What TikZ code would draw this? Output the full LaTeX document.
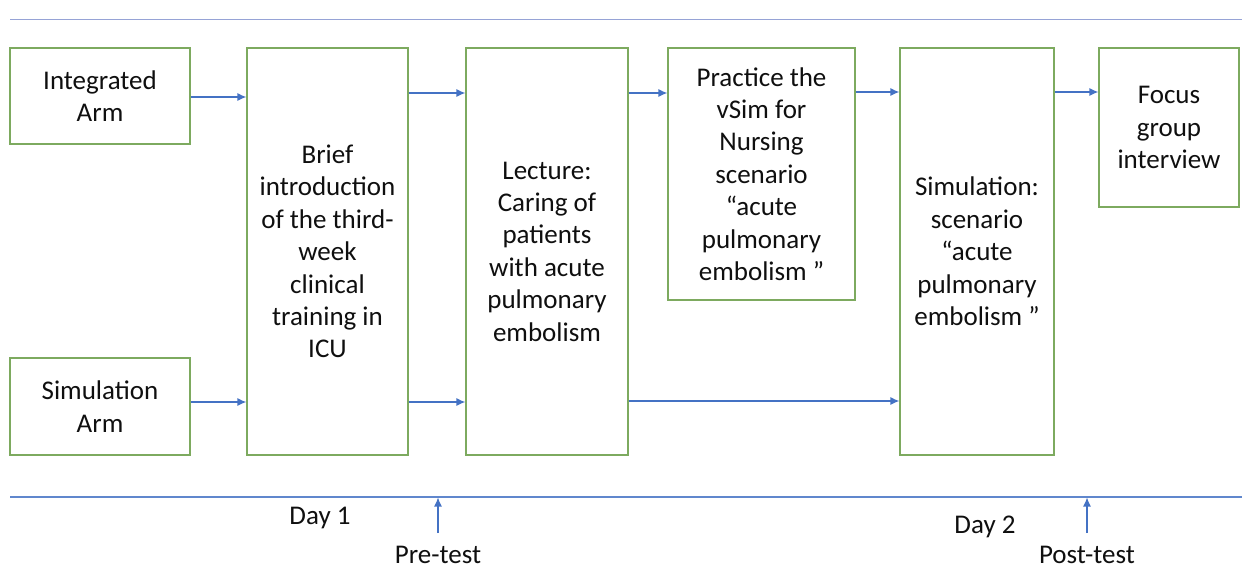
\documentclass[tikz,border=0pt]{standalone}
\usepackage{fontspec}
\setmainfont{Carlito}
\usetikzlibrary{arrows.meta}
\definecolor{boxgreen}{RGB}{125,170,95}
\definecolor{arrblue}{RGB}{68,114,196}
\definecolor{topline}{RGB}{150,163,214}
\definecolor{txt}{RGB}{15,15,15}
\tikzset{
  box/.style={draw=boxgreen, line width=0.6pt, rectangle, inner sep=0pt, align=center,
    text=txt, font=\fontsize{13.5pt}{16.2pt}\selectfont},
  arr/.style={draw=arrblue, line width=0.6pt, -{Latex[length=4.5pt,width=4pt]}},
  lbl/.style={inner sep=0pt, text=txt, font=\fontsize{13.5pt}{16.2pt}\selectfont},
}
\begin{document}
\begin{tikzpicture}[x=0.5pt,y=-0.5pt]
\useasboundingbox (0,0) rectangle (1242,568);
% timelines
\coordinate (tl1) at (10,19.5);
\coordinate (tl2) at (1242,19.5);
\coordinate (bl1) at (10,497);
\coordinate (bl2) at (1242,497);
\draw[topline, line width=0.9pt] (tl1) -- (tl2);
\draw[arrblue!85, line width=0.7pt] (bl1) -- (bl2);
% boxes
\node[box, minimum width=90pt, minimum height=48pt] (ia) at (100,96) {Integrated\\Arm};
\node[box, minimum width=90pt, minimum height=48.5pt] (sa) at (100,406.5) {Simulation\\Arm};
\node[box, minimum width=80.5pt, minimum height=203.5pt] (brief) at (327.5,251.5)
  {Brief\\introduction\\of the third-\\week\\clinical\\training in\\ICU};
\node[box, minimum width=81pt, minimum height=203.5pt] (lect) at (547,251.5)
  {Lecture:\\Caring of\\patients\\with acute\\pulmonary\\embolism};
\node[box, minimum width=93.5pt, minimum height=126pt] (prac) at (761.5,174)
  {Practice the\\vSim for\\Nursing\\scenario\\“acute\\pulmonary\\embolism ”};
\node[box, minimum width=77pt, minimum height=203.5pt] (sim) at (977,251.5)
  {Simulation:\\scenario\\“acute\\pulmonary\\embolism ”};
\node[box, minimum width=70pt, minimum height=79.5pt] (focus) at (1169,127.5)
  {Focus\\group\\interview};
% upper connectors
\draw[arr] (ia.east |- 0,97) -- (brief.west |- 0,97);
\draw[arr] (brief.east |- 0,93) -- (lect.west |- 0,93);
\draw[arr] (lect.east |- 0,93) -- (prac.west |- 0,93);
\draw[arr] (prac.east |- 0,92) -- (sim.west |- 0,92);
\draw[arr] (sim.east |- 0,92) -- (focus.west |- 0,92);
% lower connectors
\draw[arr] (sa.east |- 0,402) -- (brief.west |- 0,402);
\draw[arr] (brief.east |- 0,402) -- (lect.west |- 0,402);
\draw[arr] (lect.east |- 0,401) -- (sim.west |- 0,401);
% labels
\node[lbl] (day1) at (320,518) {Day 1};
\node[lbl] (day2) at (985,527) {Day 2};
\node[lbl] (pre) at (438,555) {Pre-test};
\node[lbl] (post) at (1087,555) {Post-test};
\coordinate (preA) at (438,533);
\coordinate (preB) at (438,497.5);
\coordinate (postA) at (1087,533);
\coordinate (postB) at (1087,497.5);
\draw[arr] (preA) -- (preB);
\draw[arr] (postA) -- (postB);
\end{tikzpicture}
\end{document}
────────
Retype the data above exactly; pictures are not part of the copy.

What TikZ code would draw this? Output the full LaTeX document.
\documentclass[tikz,border=0pt]{standalone}
\usepackage{fontspec}
\setmainfont{Carlito}
\usetikzlibrary{arrows.meta}
\definecolor{boxgreen}{RGB}{125,170,95}
\definecolor{arrblue}{RGB}{68,114,196}
\definecolor{topline}{RGB}{150,163,214}
\definecolor{txt}{RGB}{15,15,15}
\tikzset{
  box/.style={draw=boxgreen, line width=0.6pt, rectangle, inner sep=0pt, align=center,
    text=txt, font=\fontsize{13.5pt}{16.2pt}\selectfont},
  arr/.style={draw=arrblue, line width=0.6pt, -{Latex[length=4.5pt,width=4pt]}},
  lbl/.style={inner sep=0pt, text=txt, font=\fontsize{13.5pt}{16.2pt}\selectfont},
}
\begin{document}
\begin{tikzpicture}[x=0.5pt,y=-0.5pt]
\useasboundingbox (0,0) rectangle (1242,568);
% timelines
\coordinate (tl1) at (10,19.5);
\coordinate (tl2) at (1242,19.5);
\coordinate (bl1) at (10,497);
\coordinate (bl2) at (1242,497);
\draw[topline, line width=0.9pt] (tl1) -- (tl2);
\draw[arrblue!85, line width=0.7pt] (bl1) -- (bl2);
% boxes
\node[box, minimum width=90pt, minimum height=48pt] (ia) at (100,96) {Integrated\\Arm};
\node[box, minimum width=90pt, minimum height=48.5pt] (sa) at (100,406.5) {Simulation\\Arm};
\node[box, minimum width=80.5pt, minimum height=203.5pt] (brief) at (327.5,251.5)
  {Brief\\introduction\\of the third-\\week\\clinical\\training in\\ICU};
\node[box, minimum width=81pt, minimum height=203.5pt] (lect) at (547,251.5)
  {Lecture:\\Caring of\\patients\\with acute\\pulmonary\\embolism};
\node[box, minimum width=93.5pt, minimum height=126pt] (prac) at (761.5,174)
  {Practice the\\vSim for\\Nursing\\scenario\\“acute\\pulmonary\\embolism ”};
\node[box, minimum width=77pt, minimum height=203.5pt] (sim) at (977,251.5)
  {Simulation:\\scenario\\“acute\\pulmonary\\embolism ”};
\node[box, minimum width=70pt, minimum height=79.5pt] (focus) at (1169,127.5)
  {Focus\\group\\interview};
% upper connectors
\draw[arr] (ia.east |- 0,97) -- (brief.west |- 0,97);
\draw[arr] (brief.east |- 0,93) -- (lect.west |- 0,93);
\draw[arr] (lect.east |- 0,93) -- (prac.west |- 0,93);
\draw[arr] (prac.east |- 0,92) -- (sim.west |- 0,92);
\draw[arr] (sim.east |- 0,92) -- (focus.west |- 0,92);
% lower connectors
\draw[arr] (sa.east |- 0,402) -- (brief.west |- 0,402);
\draw[arr] (brief.east |- 0,402) -- (lect.west |- 0,402);
\draw[arr] (lect.east |- 0,401) -- (sim.west |- 0,401);
% labels
\node[lbl] (day1) at (320,518) {Day 1};
\node[lbl] (day2) at (985,527) {Day 2};
\node[lbl] (pre) at (438,555) {Pre-test};
\node[lbl] (post) at (1087,555) {Post-test};
\coordinate (preA) at (438,533);
\coordinate (preB) at (438,497.5);
\coordinate (postA) at (1087,533);
\coordinate (postB) at (1087,497.5);
\draw[arr] (preA) -- (preB);
\draw[arr] (postA) -- (postB);
\end{tikzpicture}
\end{document}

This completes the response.